The Ring was one of the creepier films of the early 21st century, inspiring numerous other American remakes of Japanese horror flicks. The film also inspired a 2005 sequel, which failed to leave much of an impression. Almost twelve years later, we finally get a third installment. Unfortunately, Rings is simply too little, too late. Much like last year’s Blair Witch, it’s a sequel that nobody asked for, tries nothing new, and serves no purpose. This franchise ran out of gas a long time ago and the studio’s attempt to breath life back into it just feels desperate. But hey, that’s Hollywood for ya.
Unfortunately, Rings is simply too little, too late.
The story of course revolves around a cursed VHS tape that will kill anybody who watches it in seven days. Naomi Watts’ Rachel and her son Aidan are nowhere to be found, shifting the focus to a more forgettable cast of characters. The tape falls into the possession of a college professor named Gabriel, played by Johnny Galecki from the Big Bang Theory. Gabriel realizes that he can pass on his curse by making a copy of the tape. He eventually shows it to several students, including a young man named Holt (Alex Roe). New images appear on the video, however, when the curse passes on to Holt’s girlfriend Julia (Matilda Lutz). While trying to uncover the meaning behind these images, our heroes also learn more about the ghostly Samara and her family.
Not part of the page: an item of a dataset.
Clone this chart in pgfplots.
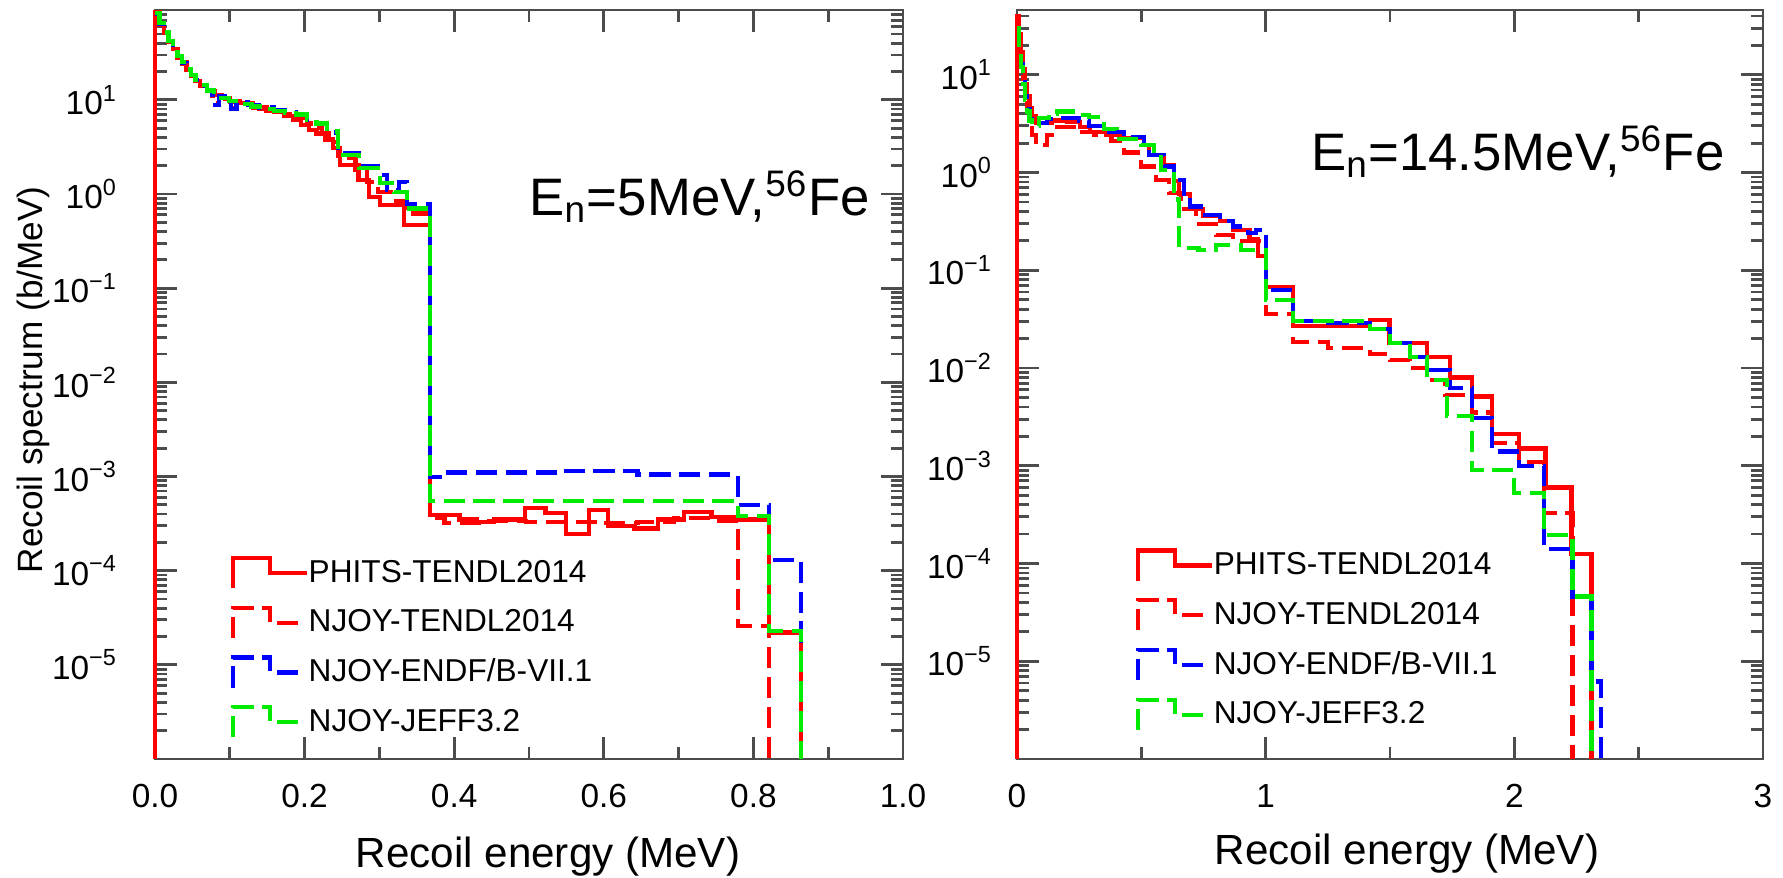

Interestingly, there are exactly seven reasons why Rings doesn’t work. So instead of a conventional review, let’s just count them down!
1. How is it possible that these cursed videos are still around, especially in a world where VHS is obsolete? You’d think every copy would’ve been lost or destroyed for good by now. Rings doesn’t even really explore how DVD replaced VHS or how streaming is slowly replacing DVD.
2. Julia is a complete idiot. Even after discovering what the video is capable of, she still watches it. Doesn’t this woman know anything about surviving a horror movie? Granted, she only watches it to lift her boyfriend’s curse, but her actions still make about as much sense as Superman’s sacrifice in Batman v Superman.
3. The film isn’t scary in the slightest. Every visual feels recycled and nothing comes close to topping the fist time we saw Samara crawl out of that TV set. Scary Movie 3 was more chilling than this.
4. Every scene is draped in a grungy, green color, which makes you want to vomit after awhile.
5. The pacing is unforgivably slow, dedicating a 102 minutes to a mystery that could’ve been wrapped up in half an hour.
6. The climax involves a showdown with a blind guy, which pales in comparison to Don’t Breathe with Stephen Lang.
7. The movie ends where it should’ve started. Without giving too much away, there’s actually a cool last minute twist that makes leeway for numerous possibilities. Just as things start to get interesting, though, the credits roll. Maybe this twist will be elaborated upon in yet another sequel. At this point, however, it’s probably better for the studio to give up on this series.